Why is dgemm and sgemm much slower (200x) than numpy's dot?

Question

Why is dgemm and sgemm much slower (200x) than numpy's dot? Is it expected and normal?

The following is the code I use to test:

from scipy.linalg import blas
import numpy as np
import time


x2 = np.zeros((1000000, 512))
x1 = np.zeros((1, 512))

t1 = time.time()
for i in range(10):
    np.dot(x1, x2.T)
t2 = time.time()
print("np.dot: ", t2-t1)
t1 = time.time()
for i in range(10):
    blas.dgemm(alpha=1.0, a=x1, b=x2, trans_b=True)
t2 = time.time()
print("dgemm: ", t2-t1)
t1 = time.time()
for i in range(10):
    blas.sgemm(alpha=1.0, a=x1, b=x2, trans_b=True)
t2 = time.time()
print("sgemm: ", t2-t1)

The result I got is:

np.dot:  0.1820526123046875
dgemm:  34.11782765388489
sgemm:  25.33052659034729

The following is my scipy's config which shows that it is compiled with OpenBLAS:

   >>> import scipy
    >>> scipy.__config__.show()
    openblas_lapack_info:
        libraries = ['openblas', 'openblas']
        library_dirs = ['/usr/local/lib']
        language = c
        define_macros = [('HAVE_CBLAS', None)]
    lapack_opt_info:
        libraries = ['openblas', 'openblas']
        library_dirs = ['/usr/local/lib']
        language = c
        define_macros = [('HAVE_CBLAS', None)]
    blas_mkl_info:
      NOT AVAILABLE
    openblas_info:
        libraries = ['openblas', 'openblas']
        library_dirs = ['/usr/local/lib']
        language = c
        define_macros = [('HAVE_CBLAS', None)]
    blas_opt_info:
        libraries = ['openblas', 'openblas']
        library_dirs = ['/usr/local/lib']
        language = c
        define_macros = [('HAVE_CBLAS', None)]

The following is my numpy config which is largely the same as scipy's:

>>> import numpy
>>> numpy.__config__.show()
blas_mkl_info:
  NOT AVAILABLE
blis_info:
  NOT AVAILABLE
openblas_info:
    libraries = ['openblas', 'openblas']
    library_dirs = ['/usr/local/lib']
    language = c
    define_macros = [('HAVE_CBLAS', None)]
blas_opt_info:
    libraries = ['openblas', 'openblas']
    library_dirs = ['/usr/local/lib']
    language = c
    define_macros = [('HAVE_CBLAS', None)]
lapack_mkl_info:
  NOT AVAILABLE
openblas_lapack_info:
    libraries = ['openblas', 'openblas']
    library_dirs = ['/usr/local/lib']
    language = c
    define_macros = [('HAVE_CBLAS', None)]
lapack_opt_info:
    libraries = ['openblas', 'openblas']
    library_dirs = ['/usr/local/lib']
    language = c
    define_macros = [('HAVE_CBLAS', None)]

Am I using it wrong?

the overhead of calling blas function from f2py is the culprit I think.
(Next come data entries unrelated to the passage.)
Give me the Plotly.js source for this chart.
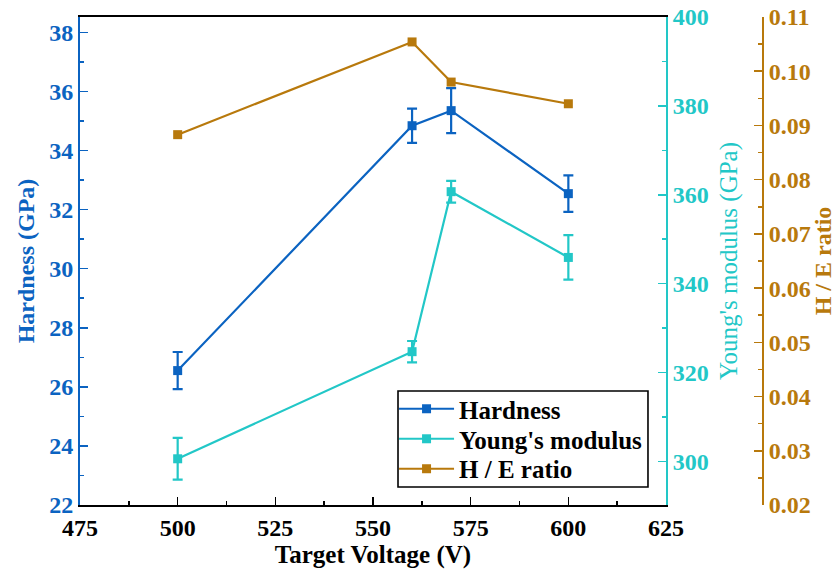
<!DOCTYPE html>
<html>
<head>
<meta charset="utf-8">
<script src="https://cdn.plot.ly/plotly-3.0.1.min.js"></script>
<style>html,body{margin:0;padding:0;background:#fff;}#chart{width:836px;height:571px;}</style>
</head>
<body>
<div id="chart"></div>
<script>
// Data
const voltage = [500, 560, 570, 600];
const hardness = [26.55, 34.84, 35.35, 32.54];
const hardnessErr = [0.63, 0.58, 0.76, 0.62];
const modulus = [300.6, 324.7, 360.7, 345.9];
const modulusErr = [4.7, 2.4, 2.45, 5.0];
const ratio = [0.0883, 0.1054, 0.0980, 0.0940];
const xTicks = [475, 500, 525, 550, 575, 600, 625];

const BLUE = '#0b63c1';
const CYAN = '#22c7c7';
const BROWN = '#b8790c';
const FONT = 'Liberation Serif, Times New Roman, serif';

const legendFont = {family: FONT, size: 25, color: '#000000', weight: 'bold'};
function legendAt(x, y) {
  return {x: x, y: y, xanchor: 'left', yanchor: 'middle', bgcolor: 'rgba(0,0,0,0)',
          borderwidth: 0, font: legendFont, itemwidth: 55};
}

const traces = [
  {
    x: voltage, y: hardness, name: 'Hardness', type: 'scatter', mode: 'lines+markers',
    line: {color: BLUE, width: 2.2}, marker: {symbol: 'square', size: 9, color: BLUE},
    error_y: {type: 'data', array: hardnessErr, visible: true, color: BLUE, thickness: 2.2, width: 5},
    xaxis: 'x', yaxis: 'y', legend: 'legend'
  },
  {
    x: voltage, y: modulus, name: "Young's modulus", type: 'scatter', mode: 'lines+markers',
    line: {color: CYAN, width: 2.2}, marker: {symbol: 'square', size: 9, color: CYAN},
    error_y: {type: 'data', array: modulusErr, visible: true, color: CYAN, thickness: 2.2, width: 5},
    xaxis: 'x', yaxis: 'y2', legend: 'legend2'
  },
  {
    x: voltage, y: ratio, name: 'H / E ratio', type: 'scatter', mode: 'lines+markers',
    line: {color: BROWN, width: 2.2}, marker: {symbol: 'square', size: 9, color: BROWN},
    xaxis: 'x', yaxis: 'y3', legend: 'legend3'
  }
];

const layout = {
  width: 836, height: 571,
  margin: {l: 80, r: 73, t: 17, b: 66},
  paper_bgcolor: '#ffffff', plot_bgcolor: '#ffffff',
  font: {family: FONT},
  showlegend: true,
  legend: legendAt(0.4598, 0.1967),
  legend2: legendAt(0.4598, 0.1352),
  legend3: legendAt(0.4598, 0.0738),
  shapes: [{
    type: 'rect', xref: 'paper', yref: 'paper',
    x0: 0.4656, x1: 0.8316, y0: 0.0369, y1: 0.2336,
    line: {color: '#000000', width: 1.6}, fillcolor: '#ffffff', layer: 'above'
  }],
  xaxis: {
    domain: [0, 0.858], range: [475, 625],
    tickvals: xTicks, ticktext: xTicks.map(String),
    ticks: 'inside', ticklen: 8, tickwidth: 1.5, tickcolor: '#000',
    minor: {ticks: 'inside', ticklen: 4, tickwidth: 1.5, tickcolor: '#000', dtick: 12.5, tick0: 475},
    showline: true, linecolor: '#000', linewidth: 2, mirror: true,
    showgrid: false, zeroline: false,
    tickfont: {family: FONT, size: 24, color: '#000', weight: 'bold'},
    title: {text: 'Target Voltage (V)', font: {family: FONT, size: 25, color: '#000', weight: 'bold'}, standoff: 6}
  },
  yaxis: {
    range: [22, 38.52], tick0: 22, dtick: 2,
    ticks: 'inside', ticklen: 8, tickwidth: 1.5, tickcolor: BLUE,
    minor: {ticks: 'inside', ticklen: 4, tickwidth: 1.5, tickcolor: BLUE, dtick: 1},
    showline: true, linecolor: BLUE, linewidth: 2,
    showgrid: false, zeroline: false,
    tickfont: {family: FONT, size: 24, color: BLUE, weight: 'bold'},
    title: {text: 'Hardness (GPa)', font: {family: FONT, size: 24, color: BLUE, weight: 'bold'}, standoff: 8}
  },
  yaxis2: {
    overlaying: 'y', side: 'right', anchor: 'x',
    range: [290.2, 400], tick0: 300, dtick: 20,
    ticks: 'inside', ticklen: 8, tickwidth: 1.5, tickcolor: CYAN,
    minor: {ticks: 'inside', ticklen: 4, tickwidth: 1.5, tickcolor: CYAN, dtick: 10, tick0: 300},
    showline: true, linecolor: CYAN, linewidth: 2,
    showgrid: false, zeroline: false,
    tickfont: {family: FONT, size: 24, color: CYAN, weight: 'bold'},
    title: {text: "Young's modulus (GPa)", font: {family: FONT, size: 25, color: CYAN}, standoff: 12}
  },
  yaxis3: {
    overlaying: 'y', side: 'right', anchor: 'free', position: 1,
    range: [0.02, 0.11], tick0: 0.02, dtick: 0.01, tickformat: '.2f',
    ticks: 'inside', ticklen: 8, tickwidth: 1.5, tickcolor: BROWN,
    minor: {ticks: 'inside', ticklen: 4, tickwidth: 1.5, tickcolor: BROWN, dtick: 0.005, tick0: 0.02},
    showline: true, linecolor: BROWN, linewidth: 2,
    showgrid: false, zeroline: false,
    tickfont: {family: FONT, size: 24, color: BROWN, weight: 'bold'},
    title: {text: 'H / E ratio', font: {family: FONT, size: 24, color: BROWN, weight: 'bold'}, standoff: 9}
  }
};

Plotly.newPlot('chart', traces, layout, {displayModeBar: false, staticPlot: true});
</script>
</body>
</html>
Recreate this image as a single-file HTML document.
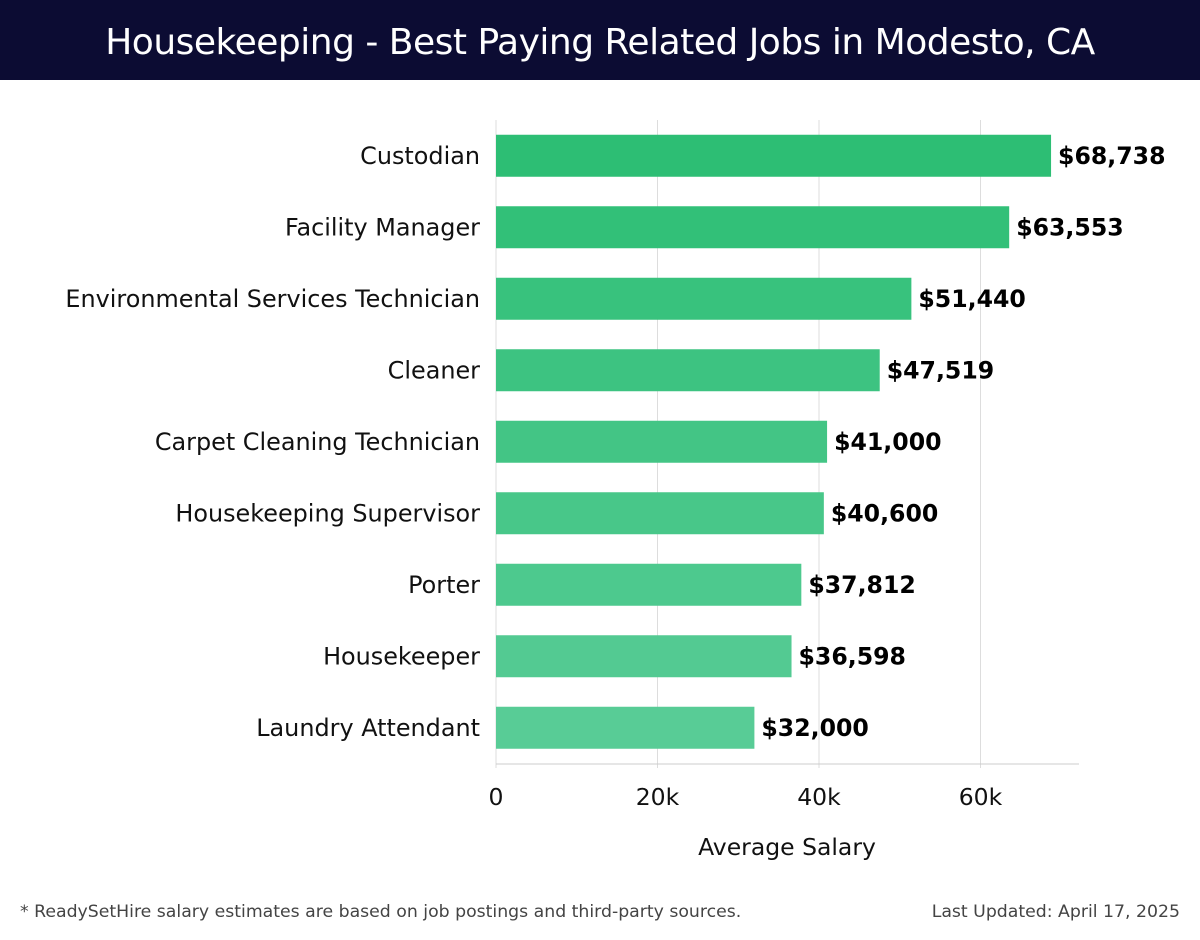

Make your arrays Fortran contiguous to start with otherwise a copy of your array is created to pass to GEMM also make your data type float for dgemm not int — percusse, Jun 04 '18 at 08:19
@percusse Why make it int? I use np.zeros just as dummy variable. I am dealing with floating point matrices. — , Jun 04 '18 at 08:45
If I add `order='F'` to the zeros functions dgemm starts to win. sgemm would be slower anyways since the data should be converted to single precision internally. — percusse, Jun 04 '18 at 14:09
@percusse I can't find the source code for numpy.dot. Is it using the same scipy.blas.gemm functions behind the scene? The speed is very close, which makes me suspect that the difference is in the overhead of function calling. — , Jun 05 '18 at 04:01
could you please check, what numpy is linked against? and i assume that you use the packaged openblas? also have you looked, how sgemv and dgemv perform in comparison. — Kaveh Vahedipour, Jun 18 '18 at 11:10

Why is dgemm and sgemm much slower (200x) than numpy's dot?

0 Answers0